Louis van Beethoven, son of the tenor singer mentioned, a boy of eleven years and of most promising talent. He plays the clavier very skilfully and with power, reads at sight very well, and—to put it in a nutshell—he plays chiefly “The Well-Tempered Clavichord” of Sebastian Bach, which Herr Neefe put into his hands. Whoever knows this collection of preludes and fugues in all the keys—which might almost be called the non plus ultra of our art—will know what this means. So far as his duties permitted, Herr Neefe has also given him instruction in thorough-bass. He is now training him in composition and for his encouragement has had nine variations for the pianoforte, written by him on a march—by Ernst Christoph Dressler—engraved at Mannheim. This youthful genius is deserving of help to enable him to travel. He would surely become a second Wolfgang Amadeus Mozart were he to continue as he has begun.

This allusion to Mozart, who had not then produced those immortal works upon which his fame now principally rests, speaks well for the insight of Neefe and renders his high appreciation of his pupil’s genius the more striking. Had this man then really so little influence upon its development as Wegeler supposed?

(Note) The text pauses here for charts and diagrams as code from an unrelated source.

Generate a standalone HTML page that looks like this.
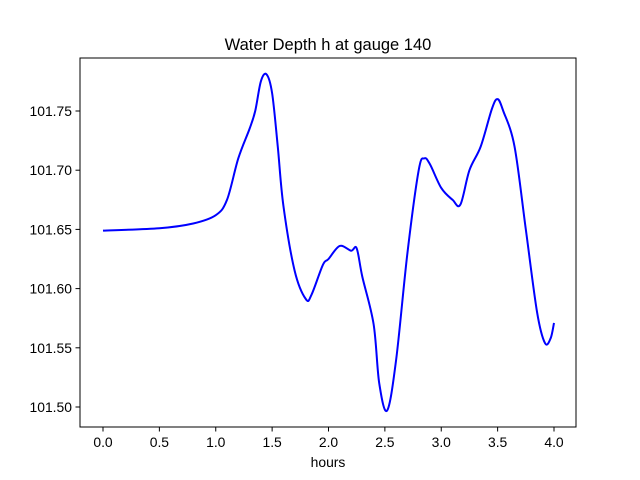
<!DOCTYPE html>
<html><head><meta charset="utf-8"><style>
body{margin:0;background:#fff;}
svg{display:block;font-family:"Liberation Sans","DejaVu Sans",sans-serif;}
</style></head><body>
<svg id="chart" width="640" height="480">
<rect x="0" y="0" width="640" height="480" fill="#fff"/>
<text x="328" y="50" text-anchor="middle" font-size="16.5" fill="#000">Water Depth h at gauge 140</text>
<g id="xticks"></g><g id="yticks"></g>
<path id="line" fill="none" stroke="#0000ff" stroke-width="2"/>
<rect x="80" y="58" width="496" height="369" fill="none" stroke="#000" stroke-width="1"/>
<text x="328" y="467" text-anchor="middle" font-size="13.9" fill="#000">hours</text>
</svg>
<script>
const xTickVals=[0,0.5,1,1.5,2,2.5,3,3.5,4];
const xTickLabels=["0.0","0.5","1.0","1.5","2.0","2.5","3.0","3.5","4.0"];
const yTickVals=[101.50,101.55,101.60,101.65,101.70,101.75];
const yTickLabels=["101.50","101.55","101.60","101.65","101.70","101.75"];
const times=[0,0.5,0.8,1.0,1.1,1.2,1.3,1.35,1.4,1.45,1.5,1.55,1.6,1.7,1.8,1.85,1.95,2.0,2.1,2.2,2.25,2.3,2.4,2.45,2.52,2.6,2.7,2.8,2.85,2.9,3.0,3.1,3.17,3.25,3.35,3.45,3.5,3.55,3.65,3.75,3.85,3.92,3.97,4.0];
const depths=[101.649,101.651,101.655,101.662,101.675,101.71,101.735,101.75,101.775,101.781,101.765,101.72,101.67,101.615,101.591,101.595,101.62,101.625,101.636,101.632,101.634,101.61,101.57,101.52,101.497,101.54,101.63,101.70,101.71,101.705,101.685,101.675,101.671,101.70,101.72,101.752,101.76,101.75,101.72,101.65,101.58,101.554,101.558,101.571];
const NS="http://www.w3.org/2000/svg";
function xs(v){return 103+v*112.75;}
function ys(v){return 407-(v-101.5)*1184;}
const xg=document.getElementById('xticks'),yg=document.getElementById('yticks');
xTickVals.forEach((v,i)=>{
  const l=document.createElementNS(NS,'line');
  l.setAttribute('x1',xs(v));l.setAttribute('x2',xs(v));l.setAttribute('y1',427);l.setAttribute('y2',431.5);l.setAttribute('stroke','#000');
  
  
  xg.appendChild(l);
  const t=document.createElementNS(NS,'text');
  t.setAttribute('x',xs(v));t.setAttribute('y',447);t.setAttribute('text-anchor','middle');t.setAttribute('font-size','13.9');
  t.textContent=xTickLabels[i];
  
  
  xg.appendChild(t);
});
yTickVals.forEach((v,i)=>{
  const l=document.createElementNS(NS,'line');
  l.setAttribute('x1',75.5);l.setAttribute('x2',80);l.setAttribute('y1',ys(v));l.setAttribute('y2',ys(v));l.setAttribute('stroke','#000');
  
  
  yg.appendChild(l);
  const t=document.createElementNS(NS,'text');
  t.setAttribute('x',72);t.setAttribute('y',ys(v)+5);t.setAttribute('text-anchor','end');t.setAttribute('font-size','13.9');
  t.textContent=yTickLabels[i];
  
  
  yg.appendChild(t);
});
// Catmull-Rom smooth path
const P=times.map((t,i)=>[xs(t),ys(depths[i])]);
let d='M'+P[0][0]+','+P[0][1];
for(let i=0;i<P.length-1;i++){
  const p0=P[Math.max(0,i-1)],p1=P[i],p2=P[i+1],p3=P[Math.min(P.length-1,i+2)];
  const c1=[p1[0]+(p2[0]-p0[0])/6,p1[1]+(p2[1]-p0[1])/6];
  const c2=[p2[0]-(p3[0]-p1[0])/6,p2[1]-(p3[1]-p1[1])/6];
  d+=' C'+c1[0]+','+c1[1]+' '+c2[0]+','+c2[1]+' '+p2[0]+','+p2[1];
}
document.getElementById('line').setAttribute('d',d);
</script>
</body></html>
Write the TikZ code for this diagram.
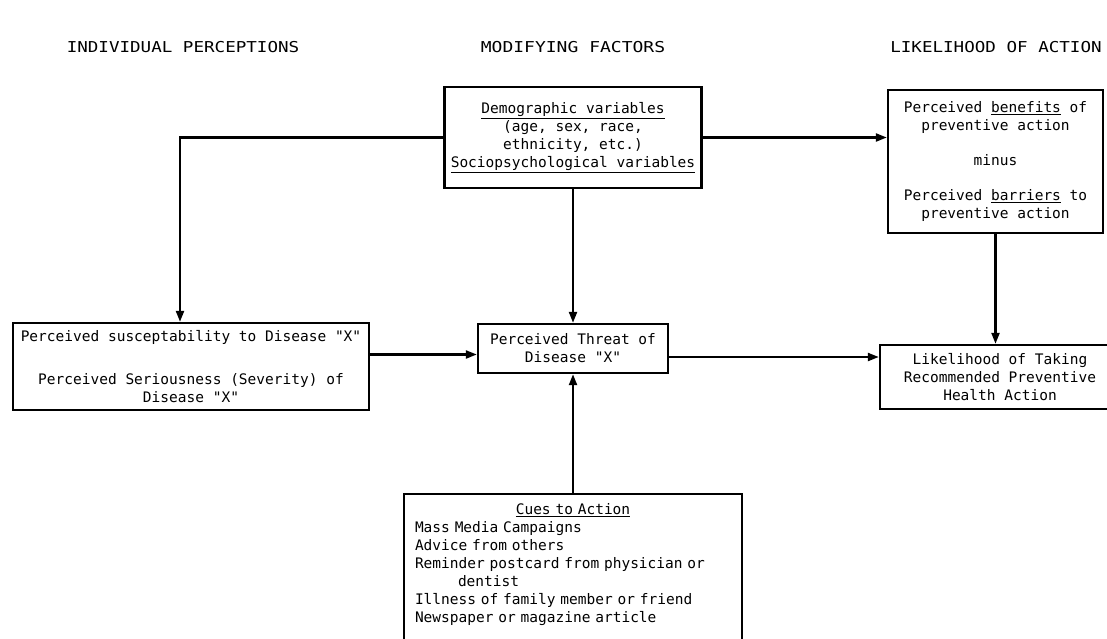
\documentclass[tikz,border=0pt]{standalone}
\usepackage{graphicx}
\usepackage{fontspec}
\setmonofont{DejaVu Sans Mono}
\usetikzlibrary{arrows.meta}
\tikzset{
  box/.style={draw, line width=2.4pt, align=center, inner sep=0pt, font=\ttfamily\fontsize{14.5}{18}\selectfont},
  arr/.style={line width=2.2pt, -{Triangle[length=11pt,width=8pt]}},
  hdr/.style={inner sep=0pt, font=\ttfamily\fontsize{15}{18}\selectfont}
}
\begin{document}
\begin{tikzpicture}[x=1pt,y=-1pt]
\useasboundingbox (0,0) rectangle (1107,638);
\clip (0,0) rectangle (1107,638);
\fill[white] (0,0) rectangle (1107,638);
% headers
\node[hdr] (h1) at (183,47) {\scalebox{1.17}[1]{INDIVIDUAL PERCEPTIONS}};
\node[hdr] (h2) at (573,47) {\scalebox{1.2}[1]{MODIFYING FACTORS}};
\node[hdr] (h3) at (996,47) {\scalebox{1.17}[1]{LIKELIHOOD OF ACTION}};
% boxes
\node[box, minimum width=257pt, minimum height=101pt] (demo) at (573,137.5)
  {\underline{Demographic variables}\\(age, sex, race,\\ethnicity, etc.)\\\underline{Sociopsychological variables}};
\node[box, minimum width=215pt, minimum height=143pt] (ben) at (995.5,161.5)
  {Perceived \underline{benefits} of\\preventive action\\[17pt]minus\\[17pt]Perceived \underline{barriers} to\\preventive action};
\node[box, minimum width=356pt, minimum height=87pt] (left) at (191,366.5)
  {Perceived susceptability to Disease "X"\\[25pt]Perceived Seriousness (Severity) of\\Disease "X"};
\node[box, minimum width=190pt, minimum height=49pt] (threat) at (573,348.5)
  {Perceived Threat of\\Disease "X"};
\node[box, minimum width=240pt, minimum height=64pt] (lik) at (1000,377)
  {Likelihood of Taking\\Recommended Preventive\\Health Action};
\node[box, anchor=north, text width=316pt, align=left, inner xsep=11pt, inner ysep=9pt] (cues) at (573,493)
  {\makebox[316pt]{\underline{Cues to Action}}\\Mass Media Campaigns\\Advice from others\\Reminder postcard from physician or\\\hspace*{43pt}dentist\\Illness of family member or friend\\Newspaper or magazine article\\\strut\\\strut};
% connectors
\coordinate (lk) at (180,0);
\coordinate (ta) at ([yshift=-6pt]threat.west);
\coordinate (tb) at ([yshift=-8.5pt]threat.east);
\draw[arr] (demo.west) -| (lk |- left.north);
\draw[arr] (demo.east) -- (demo.east -| ben.west);
\draw[arr] (demo.south) -- (threat.north);
\draw[arr] (cues.north) -- (threat.south);
\draw[arr] (ta -| left.east) -- (ta);
\draw[arr] (tb) -- (tb -| lik.west);
\draw[arr] (ben.south) -- (ben.south |- lik.north);
\end{tikzpicture}
\end{document}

That C. P. E. Bach’s works were included in Neefe’s course of instruction is rendered nearly certain by the following facts: he was himself a devout student of them; the only reference to his father made by Beethoven in all the manuscripts examined for this work, an official document or two excepted, is upon an unfinished copy of one of Bach’s cantatas in these words: “Written by my dear father;”[22] and one of the works most used by him in compiling his “Materialien für Contrapunkt” in 1809 was Bach’s “Versuch über die wahre Art das Clavier zu Spielen.” The unlucky remark of Wegeler, founded, too, possibly upon some expression of Beethoven’s in a moment of spleen, but certainly not in justice, has cast a shadow upon the relation between Neefe and his pupil. Writer after writer has copied without examining it. Does it bear examination? Possibly, if it be supposed to relate only to execution upon the pianoforte and organ; but in no other case. It is self-evident that serious study in the severe school of the Bachs was necessary to counteract the influence of the light and trivial music of the Bonn stage upon the young genius; and to Neefe the credit of seeing this and acting accordingly must be given. The reader’s attention is called particularly to the words “He is now training him in composition, and for his encouragement has had nine variations for the pianoforte written by him on a march by Dressler engraved at Mannheim,” in Neefe’s notice of Beethoven above cited, and the date of the article from which it is taken—March 2, 1783. Is it not perfectly clear that these variations have been recently composed, and very recently printed? Yet upon the title stands, “Par un jeune amateur, Louis van Beethoven, âgé de dix ans.” If this were a solitary case of apparent discrepancy between the boy’s age and the year given it would attract and deserve no notice; but it is one of many and adds its weight to the evidence of that falsification already spoken of.[23]

A second work belonging to this period is a two-part fugue in D for the organ.[24]

Beethoven as Neefe’s Assistant

To return to the young organist, who, since the publication of Wegeler’s “Notizen,” has always been supposed to have been placed at that instrument by the Elector Max Franz in the year 1785, as a method of giving him pecuniary aid without touching his feelings of pride and independence. The place of assistant to Neefe was no sinecure; although not involving much labor, it brought with it much confinement. The old organ had been destroyed by the fire of 1777, and a small chamber instrument still supplied its place. It was the constantly recurring necessity of being present at the religious services which made the position onerous.